There are two requirements for the management team to make this a success. First, the leaders must embrace the idea that there is nothing bad about a commodity business—it is just as valuable as a specialties one, but it simply needs to be managed in a different way. Second, the management team must fully understand all of the changes that will have to be made, and it must be able to act as a role model for the organization. Successful companies often appoint a chief transformation officer and bring in new managers who have experience running commodity operations.
Many people may need to take on new roles, or they may need to adjust to significant changes in long-established ways of working. Salespeople, for example, have to learn to offer their customers only standardized order sizes from a more limited catalog of products, instead of the customized orders, backed up with technical advice, offered in the past—and many individuals find this is a difficult adjustment to make.
To help the workforce navigate the change, executives must establish clear guidelines and redesign work processes—and they must actively ensure that employees are not slipping back into their old ways of working. It is also essential to deploy classic change-management techniques that emphasize extensive communication with the workforce, including frequent meetings with staff, newsletters, and speeches from company leadership.
Commoditization can’t be stopped, but it will reward those companies that can adapt better, and faster, than their competitors. Those benefits can be significant: as noted before, return-on-sales increases of up to five percentage points can be achieved by companies that get their commodity operating models right.

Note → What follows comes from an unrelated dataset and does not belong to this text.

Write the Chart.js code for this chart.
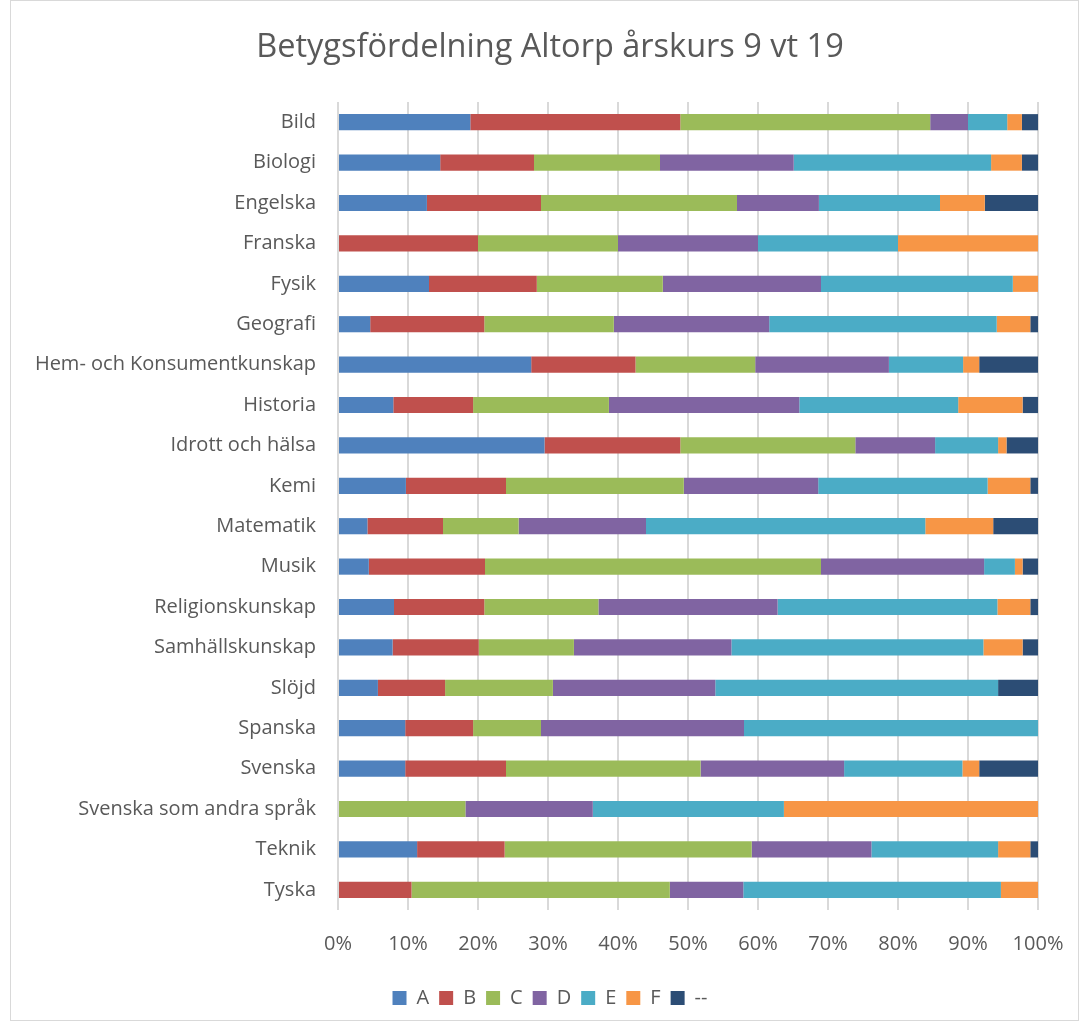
<!DOCTYPE html>
<html>
<head>
<meta charset="utf-8">
<script src="https://cdn.jsdelivr.net/npm/chart.js@4.4.1/dist/chart.umd.min.js"></script>
<style>
  html, body { margin: 0; padding: 0; background: #ffffff; }
  #wrap { width: 1081px; height: 1026px; position: relative; }
</style>
</head>
<body>
<div id="wrap"><canvas id="betygChart"></canvas></div>
<script>
// ämnen (kategorier)
const subjects = ['Bild', 'Biologi', 'Engelska', 'Franska', 'Fysik', 'Geografi',
    'Hem- och Konsumentkunskap', 'Historia', 'Idrott och hälsa', 'Kemi', 'Matematik',
    'Musik', 'Religionskunskap', 'Samhällskunskap', 'Slöjd', 'Spanska', 'Svenska',
    'Svenska som andra språk', 'Teknik', 'Tyska'];

// andel per betyg (%)
const gradeA    = [18.9, 14.6, 12.7, 0, 13.0, 4.6, 27.6, 7.9, 29.5, 9.7, 4.2, 4.4, 8.0, 7.8, 5.7, 9.6, 9.6, 0, 11.3, 0];
const gradeB    = [30.0, 13.4, 16.3, 20, 15.4, 16.3, 14.9, 11.4, 19.4, 14.3, 10.8, 16.6, 12.9, 12.3, 9.6, 9.7, 14.4, 0, 12.5, 10.5];
const gradeC    = [35.7, 18.0, 28.0, 20, 18.0, 18.5, 17.1, 19.4, 25.0, 25.4, 10.8, 48.0, 16.3, 13.6, 15.4, 9.7, 27.8, 18.2, 35.3, 36.9];
const gradeD    = [5.4, 19.1, 11.7, 20, 22.6, 22.2, 19.1, 27.2, 11.4, 19.2, 18.2, 23.3, 25.6, 22.5, 23.2, 29.0, 20.5, 18.2, 17.1, 10.5];
const gradeE    = [5.6, 28.2, 17.3, 20, 27.4, 32.5, 10.6, 22.7, 9.0, 24.2, 39.9, 4.4, 31.4, 36.0, 40.4, 42.0, 16.9, 27.3, 18.1, 36.8];
const gradeF    = [2.1, 4.4, 6.4, 20, 3.6, 4.8, 2.3, 9.2, 1.2, 6.1, 9.7, 1.1, 4.7, 5.6, 0, 0, 2.4, 36.3, 4.6, 5.3];
const gradeNone = [2.3, 2.3, 7.6, 0, 0, 1.1, 8.4, 2.2, 4.5, 1.1, 6.4, 2.2, 1.1, 2.2, 5.7, 0, 8.4, 0, 1.1, 0];

const gradeLabels = ['A', 'B', 'C', 'D', 'E', 'F', '--'];
const gradeColors = ['#4F81BD', '#C0504D', '#9BBB59', '#8064A2', '#4BACC6', '#F79646', '#2C4D75'];
const gradeData = [gradeA, gradeB, gradeC, gradeD, gradeE, gradeF, gradeNone];

const textColor = '#595959';
const fontName = '"Open Sans", Lato, sans-serif';
const padLeft = 62;

// ram runt diagrammet + låt y-etiketterna gå ut i vänstermarginalen
const frame = {
    id: 'frame',
    afterLayout(chart) {
        chart.scales.y.left = 0;
    },
    afterDraw(chart) {
        const ctx = chart.ctx;
        ctx.save();
        ctx.strokeStyle = '#d9d9d9';
        ctx.lineWidth = 1;
        ctx.strokeRect(10.5, 0.5, chart.width - 13, chart.height - 6);
        ctx.restore();
    }
};

const ctxB = document.getElementById('betygChart');
const betygChart = new Chart(ctxB, {
    type: 'bar',
    data: {
        labels: subjects,
        datasets: gradeLabels.map((g, i) => ({
            label: g,
            data: gradeData[i],
            backgroundColor: gradeColors[i],
            borderWidth: 0,
            categoryPercentage: 1,
            barPercentage: 0.4
        }))
    },
    options: {
        indexAxis: 'y',
        responsive: true,
        maintainAspectRatio: false,
        animation: false,
        layout: {
            padding: { left: padLeft, right: 43, top: 0, bottom: 8 }
        },
        scales: {
            x: {
                stacked: true,
                min: 0,
                max: 100,
                ticks: {
                    stepSize: 10,
                    padding: 2,
                    color: textColor,
                    font: { family: fontName, size: 20 },
                    callback: v => v + '%'
                },
                grid: {
                    color: '#d9d9d9',
                    lineWidth: 2,
                    drawTicks: true,
                    tickLength: 20,
                    tickColor: 'rgba(0,0,0,0)'
                },
                border: { display: false },
                afterFit: scale => { scale.height = 68; }
            },
            y: {
                stacked: true,
                ticks: {
                    padding: 22,
                    color: textColor,
                    font: { family: fontName, size: 20 }
                },
                grid: { display: false, drawTicks: false },
                border: { display: false },
                afterFit: scale => { scale.width = 338 - padLeft; }
            }
        },
        plugins: {
            legend: {
                display: true,
                position: 'bottom',
                labels: {
                    boxWidth: 14,
                    boxHeight: 14,
                    padding: 10,
                    color: textColor,
                    font: { family: fontName, size: 20 }
                }
            },
            title: {
                display: true,
                position: 'top',
                text: 'Betygsfördelning Altorp årskurs 9 vt 19',
                color: textColor,
                padding: { top: 28, bottom: 35 },
                font: { family: fontName, size: 32.5, weight: 'normal' }
            },
            tooltip: { enabled: false }
        }
    },
    plugins: [frame]
});
</script>
</body>
</html>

Take the example of one global chemical company with operations in China, Europe, and the United States. Recognizing the inexorable commoditization of its core-product portfolio, the company embarked on a comprehensive change program. Abandoning its former governance model, in which its operations had been managed on a regional basis with little central coordination, it adopted a new global structure and performance-management system designed to meet the needs of commodity customers. The company streamlined and centralized several functions, including procurement, and set up a global manufacturing-improvement program. An intensive change effort also identified annual savings opportunities worth more than €100 million in the company’s purchasing, manufacturing, sales and marketing, and administrative functions—savings that could represent a possible five to eight percentage point increase in earnings before interest, taxes, depreciation, and amortization. Together, those changes helped the company to lift its profitability from close to zero to more than 5 percent of sales, although this took place against a background of strong volume pressure from emerging-market competitors.